Judge orders pope's butler to stand trial
VATICAN CITY -- A Vatican judge ordered the pope's butler and a fellow lay employee Monday to stand trial for the alleged pilfering of documents from Pope Benedict XVI's private apartment, in an embarrassing scandal that exposed power struggles and purported corruption at the Holy See's highest levels.
The indictment accused Paolo Gabriele, arrested at the Vatican in May, of grand theft, which could bring up to six years in jail, although the pope could pardon his once-trusted aide after any conviction.
Gabriele was also accused of taking from the papal quarters a check for $125,000 made out to Benedict and donated by a Spanish Catholic university. His lawyer, Carlo Fusco, told The Associated Press that the check had "by chance" ended up in a pile of the pope's paperwork Gabriele had accumulated in his apartment.
Fusco said his client "had never taken money or any other economic advantage" in his role as butler.
While the Vatican had insisted throughout the investigation that Gabriele, 45, a married layman who lives with his family in Vatican City, was the only person under investigation, the indictment also orders trial for Claudio Sciarpelletti, 48, a computer expert in the Secretariat of State office, who is charged with aiding and abetting the butler.
Vatican spokesman the Rev. Federico Lombardi told reporters that a three-judge panel would try the two together. No date was set for the trial, but Lombardi said it would start at the very earliest in late September, after the court returns from summer break.

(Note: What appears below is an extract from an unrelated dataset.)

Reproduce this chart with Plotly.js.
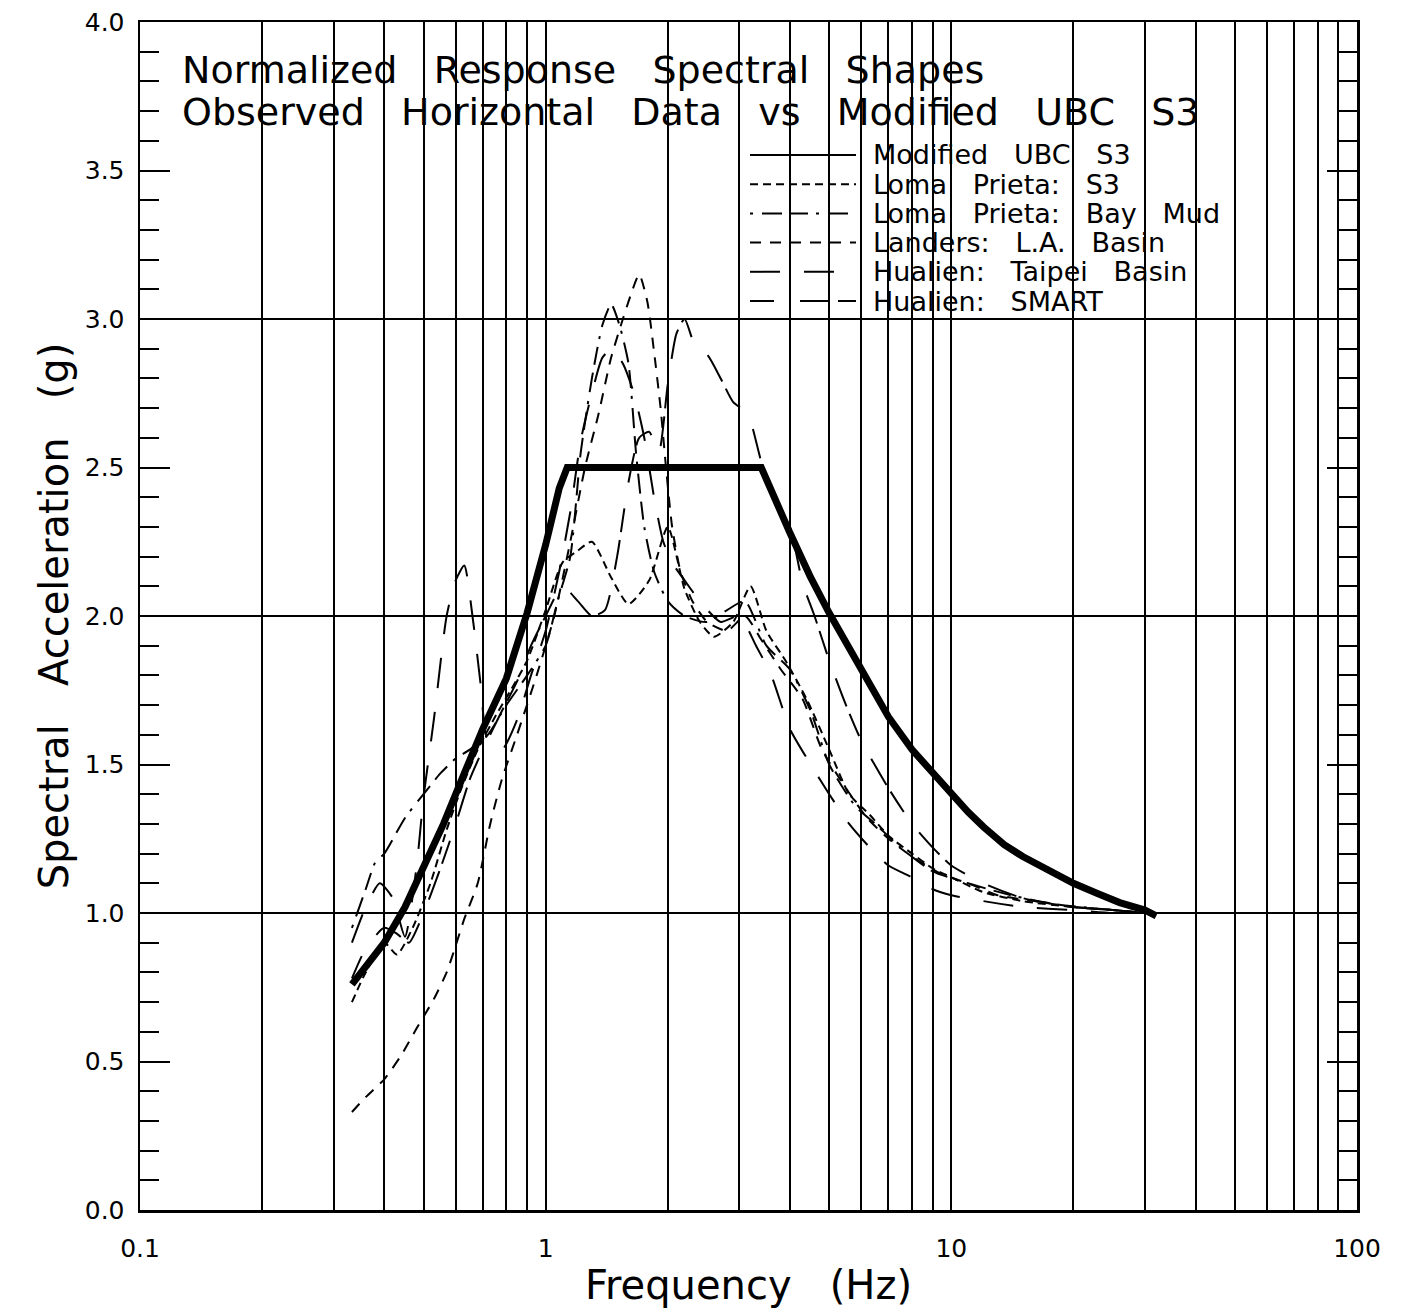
<!DOCTYPE html>
<html>
<head>
<meta charset="utf-8">
<script src="https://cdn.plot.ly/plotly-3.0.1.min.js"></script>
<style>html,body{margin:0;padding:0;background:#fff;}#chart{width:1402px;height:1316px;}</style>
</head>
<body>
<div id="chart"></div>
<script>
// ---------- DATA ----------
const seriesNames = ["Modified UBC S3", "Loma Prieta: S3", "Loma Prieta: Bay Mud", "Landers: L.A. Basin", "Hualien: Taipei Basin", "Hualien: SMART"];

const ubcF = [0.333,0.36,0.40,0.45,0.50,0.56,0.63,0.70,0.80,0.90,1.0,1.08,1.13,3.4,4.0,4.5,5.0,5.5,6.0,7.0,8.0,9.0,10,11,12,13.5,15,17.5,20,23,26,30,32];
const ubcY = [0.76,0.82,0.90,1.02,1.15,1.30,1.47,1.62,1.79,2.01,2.24,2.43,2.50,2.50,2.28,2.13,2.01,1.91,1.82,1.66,1.55,1.47,1.40,1.34,1.29,1.23,1.19,1.14,1.10,1.065,1.035,1.01,0.99];

const lpS3F = [0.333,0.36,0.40,0.43,0.47,0.52,0.57,0.62,0.68,0.75,0.82,0.9,1.0,1.1,1.2,1.3,1.45,1.6,1.8,2.0,2.2,2.4,2.6,2.9,3.2,3.5,3.9,4.4,5.0,5.6,6.3,7.0,8.0,9.0,10,12,15,20,25,30];
const lpS3Y = [0.70,0.80,0.90,0.86,0.95,1.10,1.28,1.42,1.55,1.66,1.75,1.85,2.02,2.18,2.22,2.25,2.13,2.04,2.12,2.30,2.09,1.98,1.93,1.98,2.10,1.95,1.85,1.72,1.55,1.40,1.33,1.26,1.20,1.15,1.12,1.07,1.04,1.02,1.01,1.00];

const lpBayF = [0.333,0.36,0.38,0.40,0.45,0.50,0.55,0.60,0.65,0.72,0.80,0.90,1.0,1.07,1.15,1.22,1.3,1.38,1.45,1.52,1.6,1.67,1.75,1.85,2.0,2.2,2.5,2.8,3.1,3.5,4.0,4.5,5.0,5.8,6.5,7.5,9,11,14,18,25,30];
const lpBayY = [0.95,1.08,1.17,1.20,1.32,1.40,1.47,1.52,1.55,1.60,1.70,1.80,1.90,2.05,2.20,2.55,2.80,2.98,3.05,2.98,2.85,2.55,2.30,2.15,2.05,2.00,1.98,2.02,2.05,1.90,1.82,1.68,1.50,1.36,1.30,1.22,1.14,1.10,1.06,1.03,1.01,1.00];

const landersF = [0.333,0.36,0.40,0.44,0.48,0.53,0.57,0.60,0.63,0.68,0.73,0.78,0.85,0.95,1.05,1.15,1.25,1.35,1.45,1.55,1.62,1.7,1.78,1.85,1.92,1.98,2.05,2.15,2.3,2.5,2.8,3.1,3.4,3.8,4.3,4.8,5.5,6.2,7,8,9.5,11,13,16,20,25,30];
const landersY = [0.33,0.38,0.44,0.52,0.61,0.71,0.80,0.89,0.98,1.10,1.30,1.45,1.60,1.80,2.00,2.25,2.50,2.68,2.87,3.00,3.08,3.15,3.06,2.89,2.70,2.50,2.30,2.15,2.05,1.98,1.95,2.00,1.92,1.82,1.72,1.55,1.42,1.32,1.25,1.19,1.13,1.10,1.06,1.04,1.02,1.01,1.00];

const taipeiF = [0.333,0.36,0.39,0.42,0.45,0.48,0.50,0.53,0.57,0.60,0.63,0.66,0.69,0.72,0.78,0.85,0.92,1.0,1.08,1.15,1.22,1.3,1.38,1.46,1.55,1.65,1.75,1.85,1.95,2.05,2.2,2.4,2.7,3.0,3.3,3.6,4.0,4.5,5.0,5.6,6.3,7,8,9,10,12,15,20,25,30];
const taipeiY = [0.90,1.02,1.10,1.05,0.92,1.15,1.39,1.65,2.00,2.12,2.17,2.00,1.78,1.58,1.55,1.65,1.80,1.95,2.15,2.35,2.59,2.75,2.87,2.90,2.85,2.75,2.60,2.40,2.25,2.18,2.12,2.05,1.98,2.00,1.90,1.80,1.62,1.50,1.40,1.30,1.22,1.16,1.12,1.08,1.06,1.04,1.02,1.01,1.00,1.00];

const smartF = [0.333,0.36,0.40,0.43,0.46,0.50,0.55,0.60,0.65,0.70,0.78,0.85,0.92,1.0,1.1,1.2,1.3,1.4,1.5,1.6,1.7,1.8,1.9,2.0,2.1,2.2,2.35,2.5,2.7,2.9,3.15,3.4,3.7,4.0,4.3,4.6,5.0,5.5,6,7,8,9,10,12,15,20,25,30];
const smartY = [0.78,0.88,0.95,0.93,0.90,1.00,1.15,1.30,1.45,1.55,1.68,1.78,1.90,2.00,2.10,2.05,2.00,2.02,2.20,2.45,2.60,2.62,2.55,2.78,2.95,3.00,2.90,2.88,2.80,2.72,2.68,2.52,2.38,2.30,2.11,2.00,1.85,1.70,1.58,1.42,1.30,1.22,1.16,1.10,1.05,1.02,1.01,1.00];

const xTickVals = [0.1, 1, 10, 100];
const xTickText = ["0.1", "1", "10", "100"];
const yTickVals = [0, 0.5, 1, 1.5, 2, 2.5, 3, 3.5, 4];
const yTickText = ["0.0", "0.5", "1.0", "1.5", "2.0", "2.5", "3.0", "3.5", "4.0"];
const yGridVals = [1, 2, 3];
const titleLines = ["Normalized Response Spectral Shapes", "Observed Horizontal Data vs Modified UBC S3"];
const xTitle = "Frequency (Hz)";
const yTitle = "Spectral Acceleration (g)";

// ---------- STYLES ----------
const FONT = "DejaVu Sans, sans-serif";
const dashes = ["solid", "8px,5px", "3px,9px,20px,8px,18px,8px", "11px,9px", "30px,24px", "24px,26px,30px,8px"];
const widths = [7, 2, 2, 2, 2, 2];
const sp = n => "\u00a0".repeat(n);
const spaced = (s, n) => s.split(" ").join(sp(n));

const xs = [ubcF, lpS3F, lpBayF, landersF, taipeiF, smartF];
const ys = [ubcY, lpS3Y, lpBayY, landersY, taipeiY, smartY];

const traces = seriesNames.map((n, i) => ({
  x: xs[i], y: ys[i], type: "scatter", mode: "lines", name: n,
  line: {color: "#000", width: widths[i], dash: dashes[i], shape: i === 0 ? "linear" : "spline", smoothing: 0.6},
  showlegend: false, hoverinfo: "skip"
}));
traces.push(traces.shift()); // UBC on top

// plot area geometry in px
const W = 1402, H = 1316, L = 140, R = 45, T = 22, B = 106;
const pw = W - L - R, ph = H - T - B;
const px = v => (v - L) / pw;
const py = v => (H - B - v) / ph;

const shapes = [];
const annotations = [];

yGridVals.forEach(v => shapes.push({type: "line", xref: "paper", yref: "y", x0: 0, x1: 1, y0: v, y1: v, line: {color: "#000", width: 2}, layer: "below"}));

// manual legend with long line samples
const legY0 = 155, legStep = 29.2;
seriesNames.forEach((n, i) => {
  const yy = py(legY0 + i * legStep);
  shapes.push({type: "line", xref: "paper", yref: "paper", x0: px(750), x1: px(856), y0: yy, y1: yy,
    line: {color: "#000", width: 2, dash: dashes[i]}});
  annotations.push({xref: "paper", yref: "paper", x: px(871), y: yy, xanchor: "left", yanchor: "middle",
    text: spaced(n, 3), showarrow: false, font: {family: FONT, size: 27, color: "#000"}});
});

// in-plot title
titleLines.forEach((t, i) => {
  annotations.push({xref: "paper", yref: "paper", x: px(180), y: py(70 + i * 42), xanchor: "left", yanchor: "middle",
    text: spaced(t, 3), showarrow: false, font: {family: FONT, size: 38, color: "#000"}});
});

const layout = {
  width: W, height: H,
  margin: {l: L, r: R, t: T, b: B, pad: 0},
  paper_bgcolor: "#fff", plot_bgcolor: "#fff",
  font: {family: FONT, color: "#000"},
  xaxis: {
    type: "log", range: [-1, 2],
    tickvals: xTickVals, ticktext: xTickText, ticks: "",
    ticklabelstandoff: 14,
    tickfont: {family: FONT, size: 25},
    showgrid: true, gridcolor: "#000", gridwidth: 2,
    minor: {dtick: "D1", showgrid: true, gridcolor: "#000", gridwidth: 2, ticks: ""},
    showline: true, linecolor: "#000", linewidth: 2.5, mirror: true,
    zeroline: false,
    title: {text: spaced(xTitle, 3), font: {family: FONT, size: 40}, standoff: 10}
  },
  yaxis: {
    range: [0, 4],
    tickvals: yTickVals, ticktext: yTickText,
    ticks: "inside", ticklen: 30, tickwidth: 2, tickcolor: "#000",
    ticklabelstandoff: 8,
    minor: {dtick: 0.1, ticks: "inside", ticklen: 19, tickwidth: 2, tickcolor: "#000", showgrid: false},
    tickfont: {family: FONT, size: 25},
    showgrid: false, zeroline: false,
    showline: true, linecolor: "#000", linewidth: 2.5, mirror: "ticks",
    title: {text: spaced(yTitle, 3), font: {family: FONT, size: 40}, standoff: 4}
  },
  shapes: shapes,
  annotations: annotations,
  showlegend: false
};

Plotly.newPlot("chart", traces, layout, {staticPlot: true, displayModeBar: false});
</script>
</body>
</html>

The Holy See has been on a defensive footing since documents alleging corruption and exposing power struggles began appearing in Italian media in January. In May, the book "Sua Santita" (His Holiness), by Italian journalist Gianluigi Nuzzi, was published, containing dozens of documents from the pope's desk, including letters written to him.
Lombardi said yesterday that magistrates had not taken on the more serious issue revealed by the leaked documents, alleged corruption within the top ranks of the church.
He said Vatican investigators would pursue other culprits, but sidestepped a question on whether a special panel of cardinals Benedict set up to deal with the scandal had made any inroads into the wider question of moral wrongdoing among those higher up.